Task objective: Check each line of the records below for the word "recreates" and copy those where it appears.
Begin Data rows
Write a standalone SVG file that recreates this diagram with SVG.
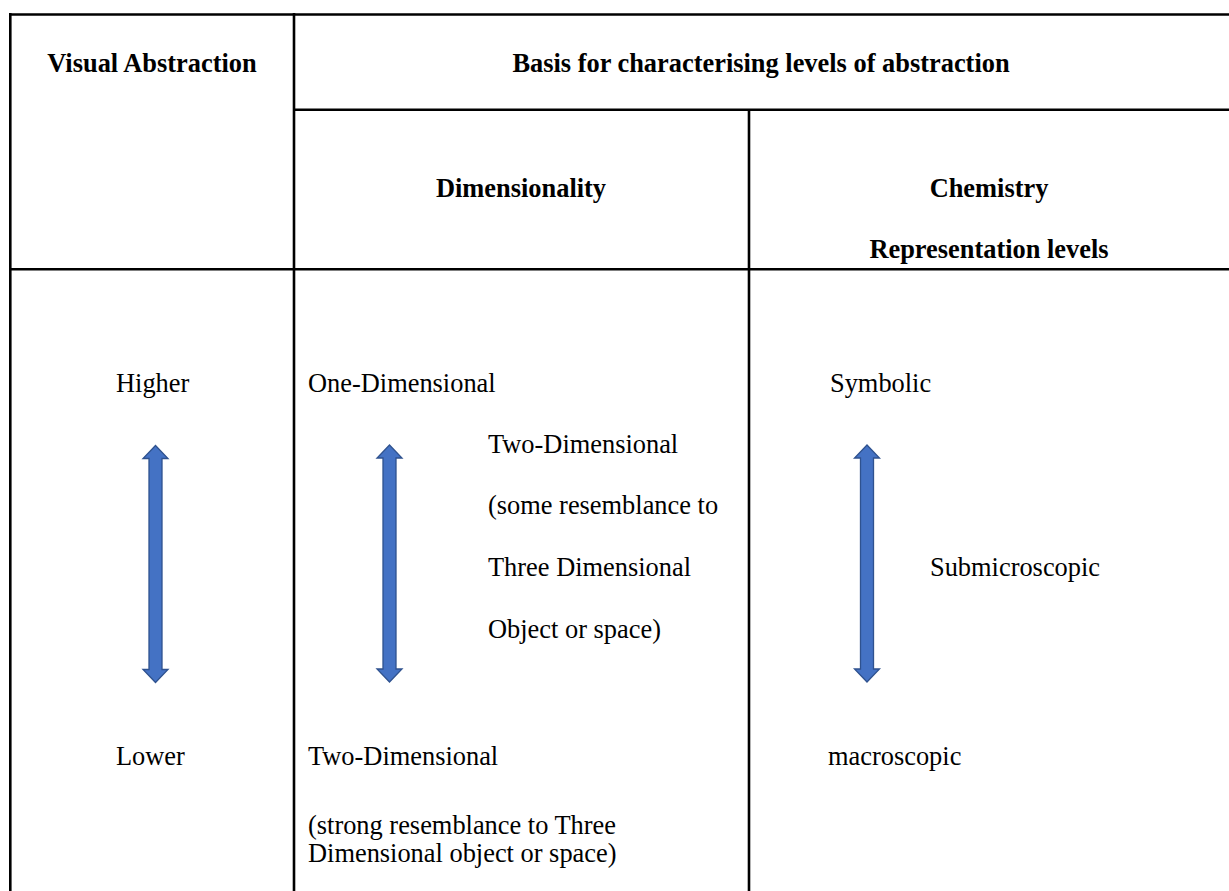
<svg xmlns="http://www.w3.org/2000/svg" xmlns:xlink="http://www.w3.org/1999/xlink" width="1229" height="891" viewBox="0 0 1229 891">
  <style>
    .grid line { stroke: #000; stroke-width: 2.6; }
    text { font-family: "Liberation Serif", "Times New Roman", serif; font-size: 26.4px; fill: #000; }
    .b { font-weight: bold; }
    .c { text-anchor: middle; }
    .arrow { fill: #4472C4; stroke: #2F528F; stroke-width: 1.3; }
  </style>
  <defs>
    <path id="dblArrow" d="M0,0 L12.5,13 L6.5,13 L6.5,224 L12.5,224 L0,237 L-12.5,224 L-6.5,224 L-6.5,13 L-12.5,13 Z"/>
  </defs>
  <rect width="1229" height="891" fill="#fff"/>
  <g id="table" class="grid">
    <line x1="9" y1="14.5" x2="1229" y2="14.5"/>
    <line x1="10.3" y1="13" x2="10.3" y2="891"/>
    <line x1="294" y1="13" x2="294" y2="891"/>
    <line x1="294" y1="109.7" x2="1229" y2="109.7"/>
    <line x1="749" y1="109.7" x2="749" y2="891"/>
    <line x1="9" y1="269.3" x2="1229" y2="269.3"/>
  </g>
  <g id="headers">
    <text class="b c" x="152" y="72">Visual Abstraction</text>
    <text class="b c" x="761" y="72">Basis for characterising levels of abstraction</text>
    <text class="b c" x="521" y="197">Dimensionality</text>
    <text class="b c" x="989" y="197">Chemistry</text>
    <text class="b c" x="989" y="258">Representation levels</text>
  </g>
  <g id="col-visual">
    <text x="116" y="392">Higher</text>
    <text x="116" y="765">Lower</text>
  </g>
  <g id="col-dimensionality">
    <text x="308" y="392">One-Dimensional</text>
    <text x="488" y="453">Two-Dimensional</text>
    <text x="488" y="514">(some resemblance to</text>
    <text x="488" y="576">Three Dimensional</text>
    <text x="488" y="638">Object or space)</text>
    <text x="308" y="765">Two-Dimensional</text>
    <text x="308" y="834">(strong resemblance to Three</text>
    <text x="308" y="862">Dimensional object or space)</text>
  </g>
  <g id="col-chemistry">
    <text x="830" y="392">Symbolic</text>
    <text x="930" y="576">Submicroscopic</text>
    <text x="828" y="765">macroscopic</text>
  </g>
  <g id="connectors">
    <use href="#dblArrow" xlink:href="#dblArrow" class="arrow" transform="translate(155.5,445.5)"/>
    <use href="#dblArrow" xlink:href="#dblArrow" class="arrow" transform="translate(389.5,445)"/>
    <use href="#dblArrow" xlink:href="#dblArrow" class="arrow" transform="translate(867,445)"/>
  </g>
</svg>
End Data rows
Begin Data rows
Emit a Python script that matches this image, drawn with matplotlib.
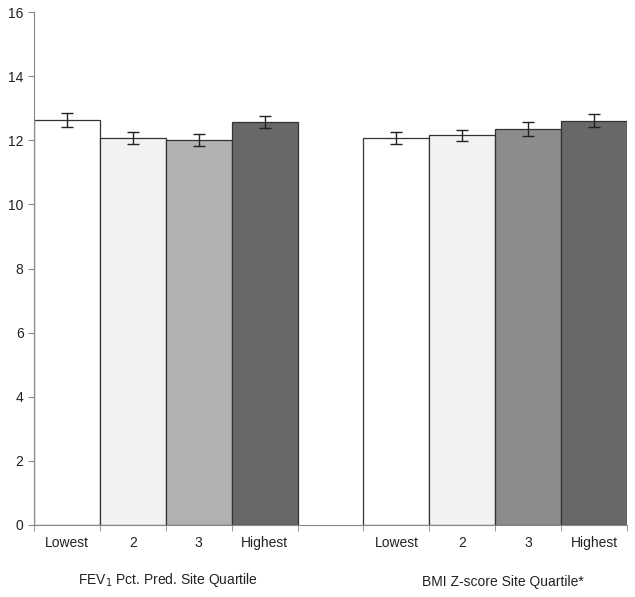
End Data rows
Begin Data rows
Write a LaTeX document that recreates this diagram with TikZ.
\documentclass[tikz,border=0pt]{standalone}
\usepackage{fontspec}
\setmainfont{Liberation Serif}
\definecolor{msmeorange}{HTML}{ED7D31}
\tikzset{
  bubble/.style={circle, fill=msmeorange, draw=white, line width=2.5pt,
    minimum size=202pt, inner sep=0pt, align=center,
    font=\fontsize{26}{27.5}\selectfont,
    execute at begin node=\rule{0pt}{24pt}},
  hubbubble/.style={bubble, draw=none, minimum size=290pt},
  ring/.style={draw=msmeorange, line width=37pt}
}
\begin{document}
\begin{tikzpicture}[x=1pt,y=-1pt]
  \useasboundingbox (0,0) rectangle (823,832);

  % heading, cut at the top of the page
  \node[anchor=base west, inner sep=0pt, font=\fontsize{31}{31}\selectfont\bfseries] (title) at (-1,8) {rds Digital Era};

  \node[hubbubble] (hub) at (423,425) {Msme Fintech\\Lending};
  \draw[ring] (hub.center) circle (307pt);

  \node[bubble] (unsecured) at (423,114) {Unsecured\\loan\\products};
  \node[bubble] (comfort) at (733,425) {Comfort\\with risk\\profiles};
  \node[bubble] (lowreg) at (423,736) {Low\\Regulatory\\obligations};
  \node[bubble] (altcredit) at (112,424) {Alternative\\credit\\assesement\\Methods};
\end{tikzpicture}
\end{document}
End Data rows
Final result:
Write a standalone SVG file that recreates this diagram with SVG.
Write a LaTeX document that recreates this diagram with TikZ.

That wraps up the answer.